Here is a glaring example of response by Dr. Dobson to wife that cannot forgive and forget after ten months.

Take note of ignoring her pain, and placing again the weight of affair on her shoulders. 

Why not offered time to pack bags and seek god's wisdom.

Kendra, I'm very sorry to hear about your husband's affair. I'm sure the past 10 months have been very difficult for you, and that you've experienced feelings of shock, anger, sadness, and betrayal. 

If your husband is truly repentant, I believe you should give reconciliation a chance. You may find it hard to believe, but many couples whose marriages were devastated by adultery have been able to put the pieces back together and go on to have a fulfilling, loving relationship again.

Every one of those couples will tell you the process involved a lot of hard work, and that the feelings of love didn't return overnight. But some would tell you that their marriage is healthier now than it was prior to the affair. 

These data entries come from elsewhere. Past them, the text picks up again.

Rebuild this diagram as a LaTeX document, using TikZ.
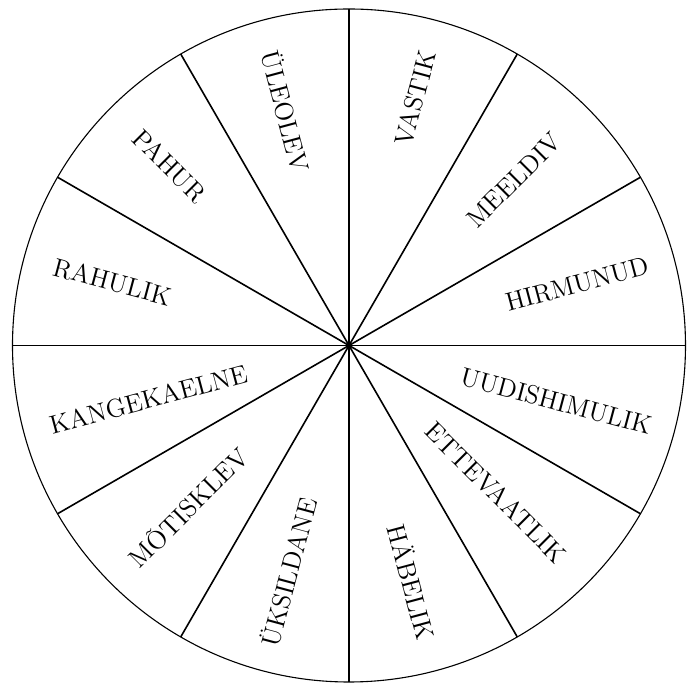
\documentclass[tikz,border=0pt]{standalone}
\usepackage{tikz}
\tikzset{
  rim/.style={draw=black, line width=0.55pt},
  spoke/.style={draw=black, line width=0.8pt},
  rlab/.style={font=\fontsize{13}{15}\selectfont, inner sep=0pt, anchor=east},
  llab/.style={font=\fontsize{13}{15}\selectfont, inner sep=0pt, anchor=west},
}

\begin{document}
\begin{tikzpicture}[x=0.5pt, y=0.5pt]
    \useasboundingbox (-349,-338.5) rectangle (338,345.5);
    \coordinate (hub) at (0,0);
    \draw[rim] (hub) circle (336.5);
    \foreach \ang in {0,30,...,330}
      \draw[spoke] (hub) -- (\ang:336.5);
    % right half: text reads outward
    \node[rlab, rotate=75]  (vastik)   at (75:305)  {VASTIK};
    \node[rlab, rotate=45]  (meeldiv)  at (45:295)  {MEELDIV};
    \node[rlab, rotate=15]  (hirmunud) at (15:310)  {HIRMUNUD};
    \node[rlab, rotate=-15] (uudis)    at (-15:313) {UUDISHIMULIK};
    \node[rlab, rotate=-45] (ettev)    at (-45:302) {ETTEVAATLIK};
    \node[rlab, rotate=-75] (habelik)  at (-75:304) {HÄBELIK};
    % left half: text reads inward
    \node[llab, rotate=75]  (uksil)    at (255:311) {ÜKSILDANE};
    \node[llab, rotate=45]  (motis)    at (225:307) {MÕTISKLEV};
    \node[llab, rotate=15]  (kange)    at (195:310) {KANGEKAELNE};
    \node[llab, rotate=-15] (rahulik)  at (165:306) {RAHULIK};
    \node[llab, rotate=-45] (pahur)    at (135:300) {PAHUR};
    \node[llab, rotate=-75] (uleolev)  at (105:305) {ÜLEOLEV};
  \end{tikzpicture}
\end{document}
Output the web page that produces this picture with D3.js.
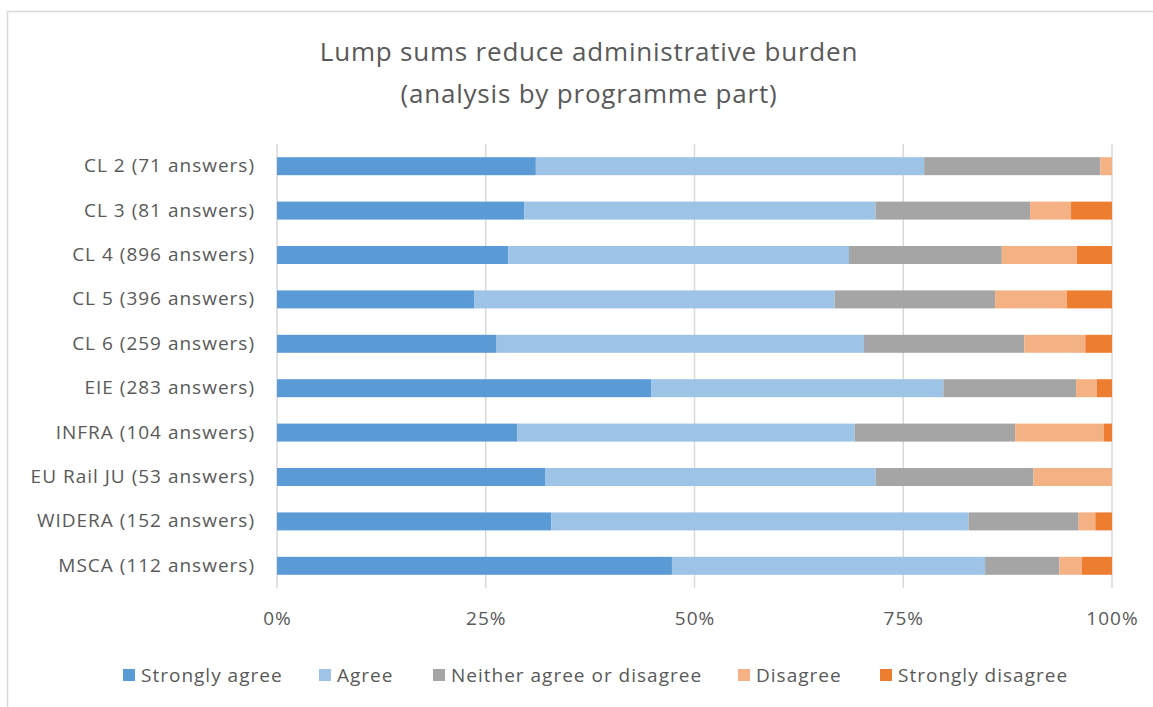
<!DOCTYPE html>
<html lang="en">
<head>
<meta charset="UTF-8">
<title>Lump sums</title>
<style>
  body { margin: 0; background: #fff; }
  text { font-family: "Open Sans", sans-serif; fill: #595959; letter-spacing: 1px; }
</style>
</head>
<body>
<svg width="1153" height="707"></svg>
<script src="https://d3js.org/d3.v7.min.js"></script>
<script>
// programme parts, top to bottom
var categories = ["CL 2 (71 answers)", "CL 3 (81 answers)", "CL 4 (896 answers)", "CL 5 (396 answers)",
  "CL 6 (259 answers)", "EIE (283 answers)", "INFRA (104 answers)", "EU Rail JU (53 answers)",
  "WIDERA (152 answers)", "MSCA (112 answers)"];

var seriesNames = ["Strongly agree", "Agree", "Neither agree or disagree", "Disagree", "Strongly disagree"];

// share of answers (%), one value per category
var stronglyAgree    = [31.0, 29.6, 27.7, 23.6, 26.3, 44.8, 28.8, 32.1, 32.9, 47.3];
var agree            = [46.5, 42.0, 40.8, 43.2, 44.0, 35.0, 40.4, 39.6, 50.0, 37.5];
var neither          = [21.1, 18.5, 18.3, 19.2, 19.2, 15.9, 19.2, 18.9, 13.2, 8.9];
var disagree         = [1.4, 4.9, 9.0, 8.6, 7.3, 2.5, 10.6, 9.4, 2.0, 2.7];
var stronglyDisagree = [0, 4.9, 4.2, 5.4, 3.2, 1.8, 1.0, 0, 2.0, 3.6];

var tickLabels = ["0%", "25%", "50%", "75%", "100%"];
var colors = ["#5B9BD5", "#9DC3E6", "#A5A5A5", "#F4B183", "#ED7D31"];

var svg = d3.select("svg");

// chart border (only top and left visible in the picture)
svg.append("rect")
  .attr("x", 7.5).attr("y", 11.5)
  .attr("width", 1200).attr("height", 800)
  .attr("fill", "none").attr("stroke", "#d9d9d9").attr("stroke-width", 1.5);

// title
var title = svg.append("text")
  .attr("text-anchor", "middle")
  .style("font-size", "26px")
  .style("letter-spacing", "0.8px");
title.append("tspan").attr("x", 589).attr("y", 61).text("Lump sums reduce administrative burden");
title.append("tspan").attr("x", 589).attr("y", 103).text("(analysis by programme part)");

var allSeries = [stronglyAgree, agree, neither, disagree, stronglyDisagree];
var rows = categories.map(function (c, i) {
  var r = { name: c };
  seriesNames.forEach(function (s, j) { r[s] = allSeries[j][i]; });
  return r;
});

var stack = d3.stack().keys(seriesNames).offset(d3.stackOffsetExpand);
var layers = stack(rows);

var x = d3.scaleLinear().domain([0, 1]).range([277, 1112]);
var y = d3.scaleBand().domain(categories).range([144, 588])
  .paddingInner(0.595).paddingOuter(0.2975);

// gridlines
svg.append("g")
  .selectAll("line")
  .data([0, 0.25, 0.5, 0.75, 1])
  .enter()
  .append("line")
  .attr("x1", function (d) { return x(d); })
  .attr("x2", function (d) { return x(d); })
  .attr("y1", 144).attr("y2", 588)
  .attr("stroke", "#d9d9d9").attr("stroke-width", 1.5);

// bars
svg.append("g")
  .selectAll("g")
  .data(layers)
  .enter()
  .append("g")
  .attr("fill", function (d, i) { return colors[i]; })
  .selectAll("rect")
  .data(function (d) { return d; })
  .enter()
  .append("rect")
  .attr("x", function (d) { return x(d[0]); })
  .attr("width", function (d) { return x(d[1]) - x(d[0]); })
  .attr("y", function (d) { return y(d.data.name); })
  .attr("height", y.bandwidth());

// x axis labels
var xAxis = d3.axisBottom(x)
  .tickValues([0, 0.25, 0.5, 0.75, 1])
  .tickFormat(function (d, i) { return tickLabels[i]; })
  .tickSize(0).tickPadding(0);
var xg = svg.append("g").attr("transform", "translate(0,611)").call(xAxis);
xg.select(".domain").remove();
xg.selectAll("text").attr("dy", "0.71em").style("font-size", "19px").style("font-family", null);

// y axis labels
var yAxis = d3.axisLeft(y).tickSize(0).tickPadding(0);
var yg = svg.append("g").attr("transform", "translate(255,0)").call(yAxis);
yg.select(".domain").remove();
yg.selectAll("text").style("font-size", "19px").style("font-family", null);

// legend
var legendX = [123, 319, 433, 738, 880];
var legend = svg.append("g")
  .selectAll("g")
  .data(seriesNames)
  .enter()
  .append("g")
  .attr("transform", function (d, i) { return "translate(" + legendX[i] + ",675)"; });
legend.append("rect")
  .attr("x", 0).attr("y", -6)
  .attr("width", 12).attr("height", 12)
  .attr("fill", function (d, i) { return colors[i]; });
legend.append("text")
  .attr("x", 18).attr("dy", "0.35em")
  .style("font-size", "19px")
  .text(function (d) { return d; });
</script>
</body>
</html>
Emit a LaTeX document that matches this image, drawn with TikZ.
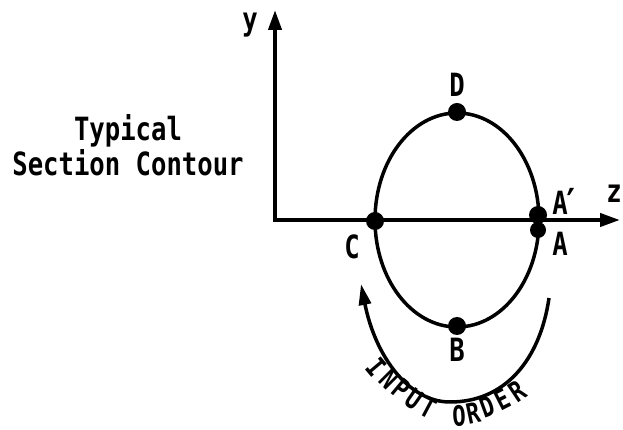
\documentclass[tikz,border=0pt]{standalone}
\usepackage{fontspec}
\newfontfamily\leroy[FakeStretch=0.8]{DejaVu Sans Mono}
\usetikzlibrary{arrows.meta}
\tikzset{
  lbl/.style={font=\leroy\bfseries\fontsize{32}{35}\selectfont, inner sep=0pt, align=center},
  arc/.style={font=\leroy\bfseries\fontsize{28}{30}\selectfont, inner sep=0pt},
  axis/.style={line width=4pt, -{Triangle[length=20pt,width=13pt]}},
  contour/.style={line width=3.5pt},
  pt/.style={circle, fill=black, minimum size=18pt, inner sep=0pt},
  flow/.style={line width=3.5pt, -{Triangle[length=21pt,width=12pt]}}
}
\begin{document}
\begin{tikzpicture}[x=1pt,y=1pt]
\useasboundingbox (0,0) rectangle (623,430);
% axes
\coordinate (O) at (275,210);
\coordinate (ytip) at (275,420);
\coordinate (ztip) at (620,210);
\draw[axis] (O) -- (ytip);
\draw[axis] ([xshift=-2pt]O) -- (ztip);
\node[lbl] (ylab) at (250,405) {y};
\node[lbl] (zlab) at (614,236) {z};
% contour
\coordinate (E) at (457,210);
\draw[contour] (E) ellipse [x radius=82pt, y radius=107pt];
\node[pt] (C) at (375,209) {};
\node[pt] (D) at (457,318) {};
\node[pt] (B) at (457,104) {};
\node[pt] (Ap) at (538,215) {};
\node[pt, minimum size=16pt] (A) at (538,200) {};
\node[lbl] (Clab) at (352,183) {C};
\node[lbl] (Dlab) at (457,345) {D};
\node[lbl] (Blab) at (457,80) {B};
\node[lbl] (Aplab) at (560,227) {A};
\node[lbl, anchor=north, font=\leroy\bfseries\fontsize{40}{40}\selectfont] (prime) at (571,242) {′};
\node[lbl] (Alab) at (560,186) {A};
\node[lbl] (title) at (128,285) {Typical\\Section Contour};
% input order arrow
\coordinate (s) at (549,132);
\coordinate (m) at (450,28);
\coordinate (t) at (361,146);
\draw[flow] (s) .. controls (540,70) and (505,28) .. (m)
                .. controls (408,28) and (375,75) .. (t);
\node[arc, rotate=-50] (i1) at (376,63) {I};
\node[arc, rotate=-45] (i2) at (389,51) {N};
\node[arc, rotate=-40] (i3) at (401,41) {P};
\node[arc, rotate=-35] (i4) at (414,31) {U};
\node[arc, rotate=-28] (i5) at (428,22) {T};
\node[arc, rotate=3] (o1) at (459,14) {O};
\node[arc, rotate=12] (o2) at (473,17) {R};
\node[arc, rotate=20] (o3) at (487,23) {D};
\node[arc, rotate=27] (o4) at (502,31) {E};
\node[arc, rotate=34] (o5) at (517,39) {R};
\end{tikzpicture}
\end{document}
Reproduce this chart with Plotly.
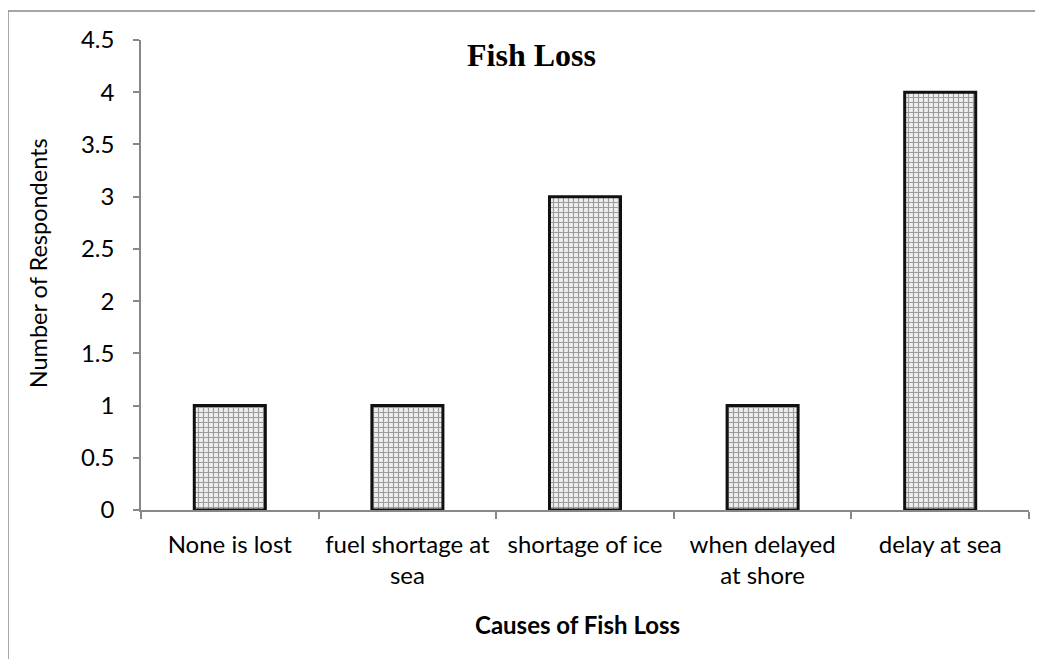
import plotly.graph_objects as go

categories = ["None is lost", "fuel shortage at<br>sea", "shortage of ice", "when delayed<br>at shore", "delay at sea"]
values = [1, 1, 3, 1, 4]
y_ticks = [0, 0.5, 1, 1.5, 2, 2.5, 3, 3.5, 4, 4.5]
y_tick_text = ["0", "0.5", "1", "1.5", "2", "2.5", "3", "3.5", "4", "4.5"]

fig = go.Figure()
fig.add_trace(go.Bar(
    x=categories, y=values, width=0.4,
    marker=dict(
        color="#cfcfcf",
        line=dict(color="#111111", width=3),
        pattern=dict(shape="+", fgcolor="#4a4a4a", bgcolor="#eeeeee", size=5, solidity=0.42),
    ),
))

# page body adds 8px offset; plot area on screen: x 141-1029, y 40-510
fig.update_layout(
    width=1043, height=659,
    margin=dict(l=133, r=22, t=32, b=157, autoexpand=False),
    paper_bgcolor="white", plot_bgcolor="white",
    showlegend=False,
    font=dict(family="Lato, Open Sans, sans-serif", size=24, color="#000000"),
    annotations=[
        dict(text="<b>Fish Loss</b>", xref="paper", yref="paper", x=0.44, y=0.968,
             xanchor="center", yanchor="middle", showarrow=False,
             font=dict(family="Liberation Serif, Times New Roman, serif", size=32, color="#000")),
        dict(text="Number of Respondents", xref="paper", yref="paper", x=-0.116, y=0.525,
             xanchor="center", yanchor="middle", textangle=-90, showarrow=False,
             font=dict(size=23.5, color="#000")),
        dict(text="<b>Causes of Fish Loss</b>", xref="paper", yref="paper", x=0.492, y=-0.2426,
             xanchor="center", yanchor="middle", showarrow=False,
             font=dict(size=24, color="#000")),
    ],
    shapes=[
        dict(type="rect", xref="paper", yref="paper", x0=-0.1498, x1=1.05, y0=-0.5, y1=1.0617,
             line=dict(color="#888888", width=1.5), fillcolor="rgba(0,0,0,0)", layer="below"),
    ],
)

fig.update_xaxes(
    showline=True, linecolor="#888888", linewidth=1.5,
    ticks="outside", tickson="boundaries", ticklen=7, tickcolor="#888888", tickwidth=1.5,
    ticklabelstandoff=12,
    showgrid=False,
    tickfont=dict(size=24),
)
fig.update_yaxes(
    range=[0, 4.5], tickvals=y_ticks, ticktext=y_tick_text,
    showline=True, linecolor="#888888", linewidth=1.5,
    ticks="outside", ticklen=6, tickcolor="#888888", tickwidth=1.5,
    ticklabelstandoff=14,
    showgrid=False, zeroline=False,
    tickfont=dict(size=24),
)

fig.write_html("out.html")
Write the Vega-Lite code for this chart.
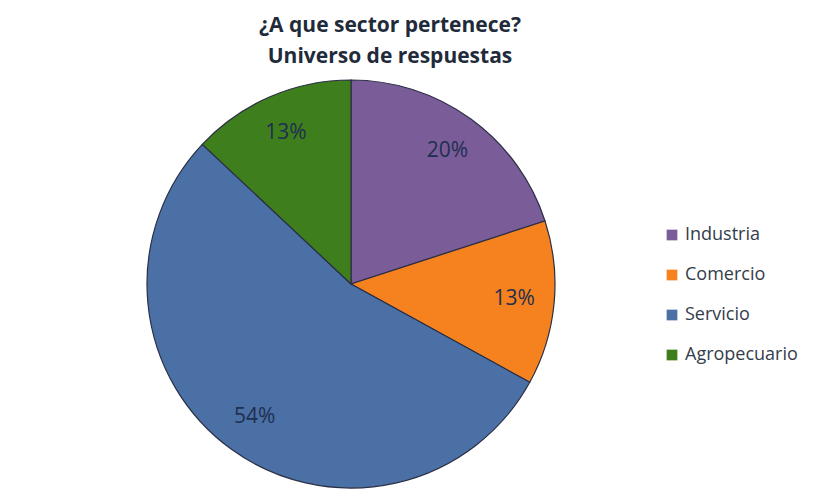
{
  "$schema": "https://vega.github.io/schema/vega-lite/v6.json",
  "width": 408,
  "height": 408,
  "autosize": {"type": "none"},
  "padding": {"left": 147, "top": 80, "right": 276, "bottom": 4},
  "background": "white",
  "title": {
    "text": ["¿A que sector pertenece?", "Universo de respuestas"],
    "font": "Open Sans",
    "fontSize": 21,
    "fontWeight": "bold",
    "color": "#1F2B3A",
    "anchor": "middle",
    "dx": 39,
    "offset": 11,
    "lineHeight": 31
  },
  "data": {
    "values": [
      {"sector": "Industria", "pct": 20, "label": "20%", "i": 1},
      {"sector": "Comercio", "pct": 13, "label": "13%", "i": 2},
      {"sector": "Servicio", "pct": 54, "label": "54%", "i": 3},
      {"sector": "Agropecuario", "pct": 13, "label": "13%", "i": 4}
    ]
  },
  "encoding": {
    "theta": {"field": "pct", "type": "quantitative", "stack": true},
    "order": {"field": "i", "type": "quantitative"},
    "color": {
      "field": "sector",
      "type": "nominal",
      "scale": {
        "domain": ["Industria", "Comercio", "Servicio", "Agropecuario"],
        "range": ["#7A5C98", "#F5821F", "#4A70A6", "#3F7E1D"]
      },
      "legend": {
        "title": null,
        "orient": "none",
        "legendX": 516,
        "legendY": 146,
        "symbolType": "square",
        "symbolSize": 115,
        "symbolStrokeWidth": 0,
        "labelFont": "Open Sans",
        "labelFontSize": 18,
        "labelColor": "#333d4a",
        "labelOffset": 4,
        "rowPadding": 22
      }
    }
  },
  "layer": [
    {
      "mark": {"type": "arc", "outerRadius": 204, "stroke": "#2b2f45", "strokeWidth": 1.2}
    },
    {
      "mark": {"type": "text", "radius": 164, "font": "Open Sans", "fontSize": 21, "fill": "#1F2F4F"},
      "encoding": {
        "text": {"field": "label"},
        "color": {"value": "#1F2F4F"}
      }
    }
  ],
  "config": {"view": {"stroke": null}}
}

If you are willing to at least consider reconciliation, I'd encourage you to find a Christian therapist who is experienced in working with marriages impacted by adultery. Our Focus on the Family counseling department may be able to help you locate a therapist in your area.


----------



## reidqa (Mar 25, 2009)

Your marriage can survive an affair. Healing from infidelity is hard, painful work; both of you must be committed to repairing the damage, rebuilding trust, and reconnecting. On the agenda: The unfaithful spouse must be willing to stop the affair, provide all details honestly and completely, and take the steps necessary to prove his or her trustworthiness. The betrayed spouse must take the job of healing seriously -- by not minimizing or trying to speed up the process and, at times, by setting aside overwhelming anger and despair in order to learn more about what's happened. Stopping secrecy and building a more honest union are the keys. 


Keep talking and listening, no matter how long it takes. You can't speed up your spouse's healing process, and you shouldn't ever negate its significance.If you make a commitment to follow these strategies with your whole heart, your marriage has a good chance of surviving the affair -- and emerging stronger on the other side. 


MAN WHAT GOOOBY GOOP FOR A BOOK START, WHERE IS THE HURT SPOUSE. I DO SAY GO BUY THE BOOK.

AND RENAME IT 'FOOL THY SPOUSE HANDBOOK'.


----------